▸ **DATA EXTRACT**:
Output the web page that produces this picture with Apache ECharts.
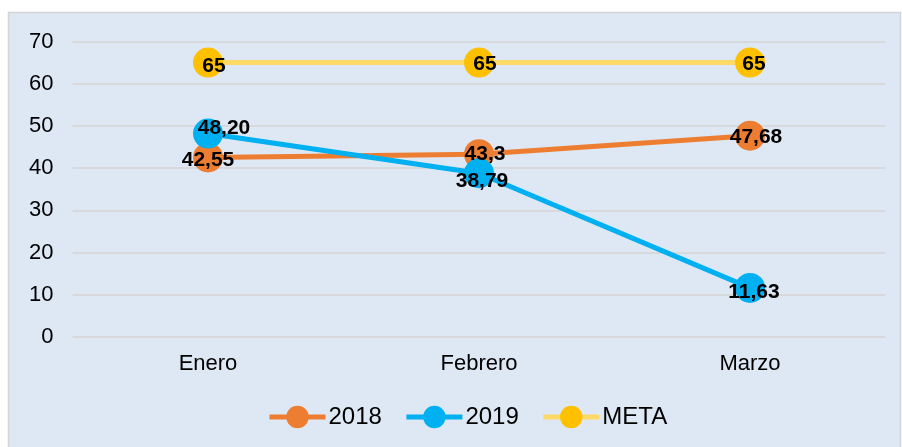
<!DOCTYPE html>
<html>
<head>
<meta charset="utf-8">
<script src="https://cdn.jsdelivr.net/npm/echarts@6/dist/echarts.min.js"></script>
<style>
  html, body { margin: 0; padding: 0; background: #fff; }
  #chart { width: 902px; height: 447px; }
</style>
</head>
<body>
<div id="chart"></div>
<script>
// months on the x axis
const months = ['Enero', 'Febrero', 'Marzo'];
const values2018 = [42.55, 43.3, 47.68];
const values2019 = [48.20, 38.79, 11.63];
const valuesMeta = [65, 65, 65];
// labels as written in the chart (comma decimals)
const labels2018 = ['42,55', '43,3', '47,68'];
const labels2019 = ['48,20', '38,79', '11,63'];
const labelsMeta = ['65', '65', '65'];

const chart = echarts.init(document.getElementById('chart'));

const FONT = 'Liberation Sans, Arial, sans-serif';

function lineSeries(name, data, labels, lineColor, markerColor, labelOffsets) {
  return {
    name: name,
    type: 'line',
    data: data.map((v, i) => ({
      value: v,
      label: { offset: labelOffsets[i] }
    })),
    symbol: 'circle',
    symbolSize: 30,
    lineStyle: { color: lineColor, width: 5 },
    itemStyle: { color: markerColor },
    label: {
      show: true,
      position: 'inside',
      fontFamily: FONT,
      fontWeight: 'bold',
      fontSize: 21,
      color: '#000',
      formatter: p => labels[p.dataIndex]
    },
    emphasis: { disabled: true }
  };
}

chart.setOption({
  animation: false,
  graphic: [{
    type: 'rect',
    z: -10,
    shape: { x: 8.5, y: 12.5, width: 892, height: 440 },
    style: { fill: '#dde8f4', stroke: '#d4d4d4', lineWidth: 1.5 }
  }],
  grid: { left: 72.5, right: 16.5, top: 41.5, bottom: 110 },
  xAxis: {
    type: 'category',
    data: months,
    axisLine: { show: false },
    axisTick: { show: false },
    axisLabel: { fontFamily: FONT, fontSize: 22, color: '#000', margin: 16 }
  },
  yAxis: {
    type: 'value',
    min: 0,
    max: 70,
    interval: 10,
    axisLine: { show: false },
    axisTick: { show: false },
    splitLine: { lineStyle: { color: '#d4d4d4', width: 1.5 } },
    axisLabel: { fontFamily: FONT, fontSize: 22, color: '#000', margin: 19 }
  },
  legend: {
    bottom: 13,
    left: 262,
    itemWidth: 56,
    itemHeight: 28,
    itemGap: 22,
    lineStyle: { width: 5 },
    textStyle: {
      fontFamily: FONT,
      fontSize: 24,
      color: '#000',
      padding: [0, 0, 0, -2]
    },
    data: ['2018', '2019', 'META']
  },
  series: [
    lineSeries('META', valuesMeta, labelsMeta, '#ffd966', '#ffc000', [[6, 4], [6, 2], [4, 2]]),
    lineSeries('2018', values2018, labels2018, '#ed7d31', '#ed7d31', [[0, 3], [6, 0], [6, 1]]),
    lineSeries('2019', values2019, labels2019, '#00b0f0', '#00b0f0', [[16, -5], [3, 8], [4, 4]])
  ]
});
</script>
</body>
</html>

▸ **PROBLEM DESCRIPTION**: What is needed is an exact reproduction of the data, pictures excluded.

▸ **WRITTEN SOLUTION**:
Output the web page that produces this picture with Apache ECharts.
<!DOCTYPE html>
<html>
<head>
<meta charset="utf-8">
<script src="https://cdn.jsdelivr.net/npm/echarts@6/dist/echarts.min.js"></script>
<style>
  html, body { margin: 0; padding: 0; background: #fff; }
  #chart { width: 902px; height: 447px; }
</style>
</head>
<body>
<div id="chart"></div>
<script>
// months on the x axis
const months = ['Enero', 'Febrero', 'Marzo'];
const values2018 = [42.55, 43.3, 47.68];
const values2019 = [48.20, 38.79, 11.63];
const valuesMeta = [65, 65, 65];
// labels as written in the chart (comma decimals)
const labels2018 = ['42,55', '43,3', '47,68'];
const labels2019 = ['48,20', '38,79', '11,63'];
const labelsMeta = ['65', '65', '65'];

const chart = echarts.init(document.getElementById('chart'));

const FONT = 'Liberation Sans, Arial, sans-serif';

function lineSeries(name, data, labels, lineColor, markerColor, labelOffsets) {
  return {
    name: name,
    type: 'line',
    data: data.map((v, i) => ({
      value: v,
      label: { offset: labelOffsets[i] }
    })),
    symbol: 'circle',
    symbolSize: 30,
    lineStyle: { color: lineColor, width: 5 },
    itemStyle: { color: markerColor },
    label: {
      show: true,
      position: 'inside',
      fontFamily: FONT,
      fontWeight: 'bold',
      fontSize: 21,
      color: '#000',
      formatter: p => labels[p.dataIndex]
    },
    emphasis: { disabled: true }
  };
}

chart.setOption({
  animation: false,
  graphic: [{
    type: 'rect',
    z: -10,
    shape: { x: 8.5, y: 12.5, width: 892, height: 440 },
    style: { fill: '#dde8f4', stroke: '#d4d4d4', lineWidth: 1.5 }
  }],
  grid: { left: 72.5, right: 16.5, top: 41.5, bottom: 110 },
  xAxis: {
    type: 'category',
    data: months,
    axisLine: { show: false },
    axisTick: { show: false },
    axisLabel: { fontFamily: FONT, fontSize: 22, color: '#000', margin: 16 }
  },
  yAxis: {
    type: 'value',
    min: 0,
    max: 70,
    interval: 10,
    axisLine: { show: false },
    axisTick: { show: false },
    splitLine: { lineStyle: { color: '#d4d4d4', width: 1.5 } },
    axisLabel: { fontFamily: FONT, fontSize: 22, color: '#000', margin: 19 }
  },
  legend: {
    bottom: 13,
    left: 262,
    itemWidth: 56,
    itemHeight: 28,
    itemGap: 22,
    lineStyle: { width: 5 },
    textStyle: {
      fontFamily: FONT,
      fontSize: 24,
      color: '#000',
      padding: [0, 0, 0, -2]
    },
    data: ['2018', '2019', 'META']
  },
  series: [
    lineSeries('META', valuesMeta, labelsMeta, '#ffd966', '#ffc000', [[6, 4], [6, 2], [4, 2]]),
    lineSeries('2018', values2018, labels2018, '#ed7d31', '#ed7d31', [[0, 3], [6, 0], [6, 1]]),
    lineSeries('2019', values2019, labels2019, '#00b0f0', '#00b0f0', [[16, -5], [3, 8], [4, 4]])
  ]
});
</script>
</body>
</html>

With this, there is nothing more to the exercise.